#### [What to do]
Wherever a line holds the string "diagram", copy that line.

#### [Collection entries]
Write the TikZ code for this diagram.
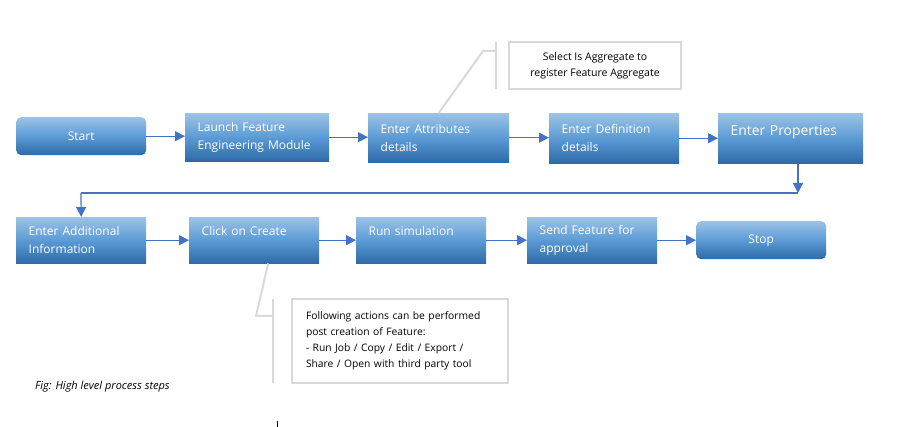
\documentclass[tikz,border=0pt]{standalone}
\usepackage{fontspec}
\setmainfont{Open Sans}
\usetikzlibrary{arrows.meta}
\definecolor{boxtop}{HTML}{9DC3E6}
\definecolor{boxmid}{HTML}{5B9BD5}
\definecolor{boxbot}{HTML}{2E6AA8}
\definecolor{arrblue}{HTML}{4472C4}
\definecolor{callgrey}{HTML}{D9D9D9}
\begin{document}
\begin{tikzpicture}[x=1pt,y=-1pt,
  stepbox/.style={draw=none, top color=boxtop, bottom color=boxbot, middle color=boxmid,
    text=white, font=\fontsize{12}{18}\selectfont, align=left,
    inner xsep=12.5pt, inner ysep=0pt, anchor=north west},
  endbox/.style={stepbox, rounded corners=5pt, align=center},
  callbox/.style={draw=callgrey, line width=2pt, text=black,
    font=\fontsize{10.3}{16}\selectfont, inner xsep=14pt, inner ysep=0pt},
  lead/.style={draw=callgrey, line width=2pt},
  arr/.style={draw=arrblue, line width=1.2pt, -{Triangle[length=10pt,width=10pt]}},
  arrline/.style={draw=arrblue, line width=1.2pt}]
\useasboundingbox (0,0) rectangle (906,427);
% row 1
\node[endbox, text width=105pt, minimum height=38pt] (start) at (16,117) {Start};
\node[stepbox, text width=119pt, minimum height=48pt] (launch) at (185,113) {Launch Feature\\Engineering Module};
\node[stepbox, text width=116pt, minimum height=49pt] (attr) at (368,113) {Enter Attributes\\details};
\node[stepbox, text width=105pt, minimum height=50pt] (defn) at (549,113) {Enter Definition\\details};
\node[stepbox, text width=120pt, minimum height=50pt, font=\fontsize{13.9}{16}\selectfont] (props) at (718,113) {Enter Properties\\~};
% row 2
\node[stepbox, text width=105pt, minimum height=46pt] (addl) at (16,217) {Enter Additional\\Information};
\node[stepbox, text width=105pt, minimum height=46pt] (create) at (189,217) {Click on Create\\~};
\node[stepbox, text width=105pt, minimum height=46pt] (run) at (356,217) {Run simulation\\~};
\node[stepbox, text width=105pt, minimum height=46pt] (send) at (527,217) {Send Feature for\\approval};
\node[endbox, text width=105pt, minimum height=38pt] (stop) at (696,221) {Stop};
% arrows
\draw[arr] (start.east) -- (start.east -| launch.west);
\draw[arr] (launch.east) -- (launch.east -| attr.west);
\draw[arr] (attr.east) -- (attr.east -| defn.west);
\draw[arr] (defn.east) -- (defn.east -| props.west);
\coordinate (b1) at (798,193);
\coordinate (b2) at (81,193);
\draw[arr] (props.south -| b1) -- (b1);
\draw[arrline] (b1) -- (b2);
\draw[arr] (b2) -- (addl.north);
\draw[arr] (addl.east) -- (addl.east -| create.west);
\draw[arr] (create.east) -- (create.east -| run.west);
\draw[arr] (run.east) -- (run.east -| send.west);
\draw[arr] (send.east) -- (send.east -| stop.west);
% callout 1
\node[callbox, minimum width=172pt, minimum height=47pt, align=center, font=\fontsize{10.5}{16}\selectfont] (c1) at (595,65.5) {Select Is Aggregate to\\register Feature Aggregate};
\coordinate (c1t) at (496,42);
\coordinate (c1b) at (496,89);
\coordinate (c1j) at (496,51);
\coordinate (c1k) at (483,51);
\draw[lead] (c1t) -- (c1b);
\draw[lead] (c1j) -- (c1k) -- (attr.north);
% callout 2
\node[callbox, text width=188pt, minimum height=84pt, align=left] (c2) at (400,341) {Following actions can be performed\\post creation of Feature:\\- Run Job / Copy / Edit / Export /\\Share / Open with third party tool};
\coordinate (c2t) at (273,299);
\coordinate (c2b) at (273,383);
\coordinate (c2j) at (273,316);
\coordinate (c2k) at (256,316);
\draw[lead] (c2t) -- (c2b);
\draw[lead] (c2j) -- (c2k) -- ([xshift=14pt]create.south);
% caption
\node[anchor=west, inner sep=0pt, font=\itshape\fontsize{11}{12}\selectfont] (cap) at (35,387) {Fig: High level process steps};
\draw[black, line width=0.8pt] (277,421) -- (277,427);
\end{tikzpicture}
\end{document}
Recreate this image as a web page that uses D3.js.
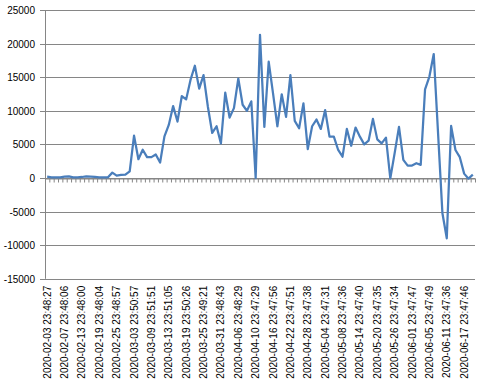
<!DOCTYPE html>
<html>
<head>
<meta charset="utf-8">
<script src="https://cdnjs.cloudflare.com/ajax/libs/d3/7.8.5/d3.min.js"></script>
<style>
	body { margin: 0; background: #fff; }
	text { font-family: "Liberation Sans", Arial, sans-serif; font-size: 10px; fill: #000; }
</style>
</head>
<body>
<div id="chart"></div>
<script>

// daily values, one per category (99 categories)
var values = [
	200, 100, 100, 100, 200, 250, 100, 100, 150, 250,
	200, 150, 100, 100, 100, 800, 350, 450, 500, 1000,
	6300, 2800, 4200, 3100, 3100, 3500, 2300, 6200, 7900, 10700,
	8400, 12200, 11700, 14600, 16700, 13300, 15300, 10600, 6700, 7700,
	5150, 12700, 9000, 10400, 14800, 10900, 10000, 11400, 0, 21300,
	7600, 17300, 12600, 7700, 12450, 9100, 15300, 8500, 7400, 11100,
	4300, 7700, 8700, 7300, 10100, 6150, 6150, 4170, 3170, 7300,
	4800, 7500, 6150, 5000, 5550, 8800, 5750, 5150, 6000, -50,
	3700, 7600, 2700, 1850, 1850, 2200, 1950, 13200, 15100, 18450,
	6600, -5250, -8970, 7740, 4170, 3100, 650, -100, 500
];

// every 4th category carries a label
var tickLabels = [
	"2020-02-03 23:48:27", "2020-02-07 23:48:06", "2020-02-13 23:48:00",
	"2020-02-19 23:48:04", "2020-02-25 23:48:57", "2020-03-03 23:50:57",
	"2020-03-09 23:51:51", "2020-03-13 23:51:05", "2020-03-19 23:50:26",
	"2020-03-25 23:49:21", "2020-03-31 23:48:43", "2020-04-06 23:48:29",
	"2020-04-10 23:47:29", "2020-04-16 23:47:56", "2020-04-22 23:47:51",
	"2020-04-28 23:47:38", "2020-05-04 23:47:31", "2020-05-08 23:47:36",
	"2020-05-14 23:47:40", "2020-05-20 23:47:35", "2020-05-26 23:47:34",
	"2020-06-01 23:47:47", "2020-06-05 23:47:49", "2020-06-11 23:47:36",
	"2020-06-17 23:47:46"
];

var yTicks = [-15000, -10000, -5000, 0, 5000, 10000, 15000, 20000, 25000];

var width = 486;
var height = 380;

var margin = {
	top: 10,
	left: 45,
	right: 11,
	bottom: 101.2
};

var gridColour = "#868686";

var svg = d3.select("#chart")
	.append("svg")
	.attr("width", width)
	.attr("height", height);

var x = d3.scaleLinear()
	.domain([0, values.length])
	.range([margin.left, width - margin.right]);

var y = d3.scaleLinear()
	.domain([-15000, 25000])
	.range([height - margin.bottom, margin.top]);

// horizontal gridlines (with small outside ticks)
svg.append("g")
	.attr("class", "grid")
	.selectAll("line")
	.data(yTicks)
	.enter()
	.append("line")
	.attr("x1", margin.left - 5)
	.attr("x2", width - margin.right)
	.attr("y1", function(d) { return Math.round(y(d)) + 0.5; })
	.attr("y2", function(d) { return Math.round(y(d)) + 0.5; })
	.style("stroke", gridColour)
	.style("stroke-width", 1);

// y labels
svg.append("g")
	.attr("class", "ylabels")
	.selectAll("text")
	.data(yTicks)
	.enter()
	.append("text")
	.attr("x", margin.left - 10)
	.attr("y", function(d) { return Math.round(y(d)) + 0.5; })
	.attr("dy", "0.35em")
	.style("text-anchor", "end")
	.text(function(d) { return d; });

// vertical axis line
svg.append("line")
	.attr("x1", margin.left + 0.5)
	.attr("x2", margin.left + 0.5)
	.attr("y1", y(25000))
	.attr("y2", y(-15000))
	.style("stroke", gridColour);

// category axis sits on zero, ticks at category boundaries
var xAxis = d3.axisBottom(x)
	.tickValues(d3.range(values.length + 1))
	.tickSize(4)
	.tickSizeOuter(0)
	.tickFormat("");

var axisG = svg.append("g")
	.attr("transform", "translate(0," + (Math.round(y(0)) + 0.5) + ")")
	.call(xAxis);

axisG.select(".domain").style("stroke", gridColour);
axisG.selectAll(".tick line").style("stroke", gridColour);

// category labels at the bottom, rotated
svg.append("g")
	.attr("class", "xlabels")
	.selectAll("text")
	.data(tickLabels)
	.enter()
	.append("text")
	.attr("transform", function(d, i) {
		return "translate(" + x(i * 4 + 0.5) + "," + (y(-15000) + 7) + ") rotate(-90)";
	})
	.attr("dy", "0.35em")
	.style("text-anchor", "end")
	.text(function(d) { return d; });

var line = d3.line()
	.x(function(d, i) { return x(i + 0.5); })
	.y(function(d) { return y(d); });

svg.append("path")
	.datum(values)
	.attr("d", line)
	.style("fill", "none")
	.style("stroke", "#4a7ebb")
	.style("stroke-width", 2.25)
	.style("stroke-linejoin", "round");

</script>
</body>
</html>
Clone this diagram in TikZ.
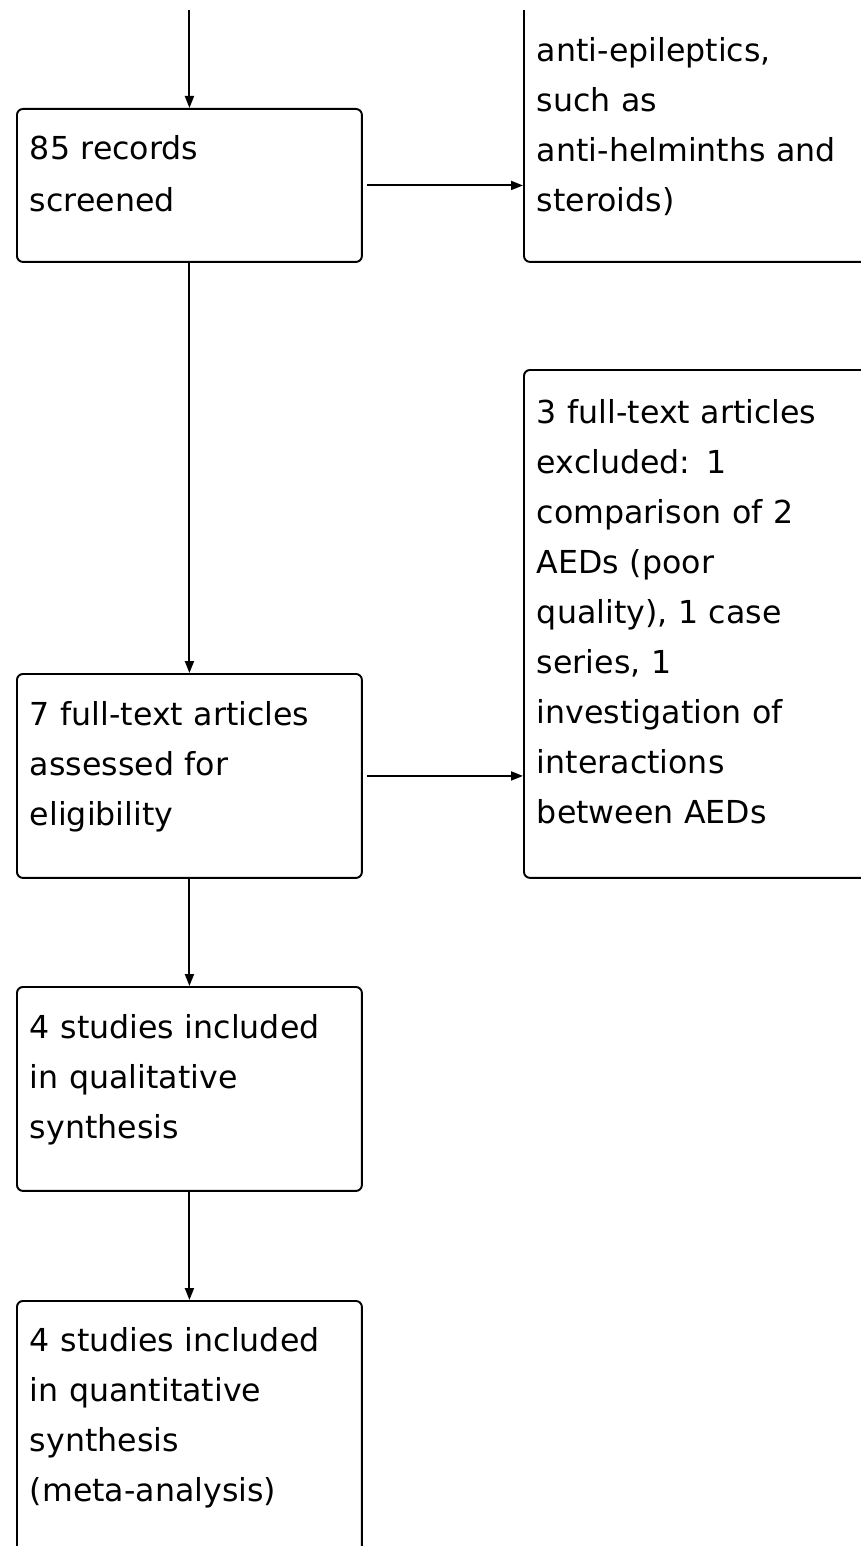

#### [Answer to the task]
Write the TikZ code for this diagram.
Clone this diagram in TikZ.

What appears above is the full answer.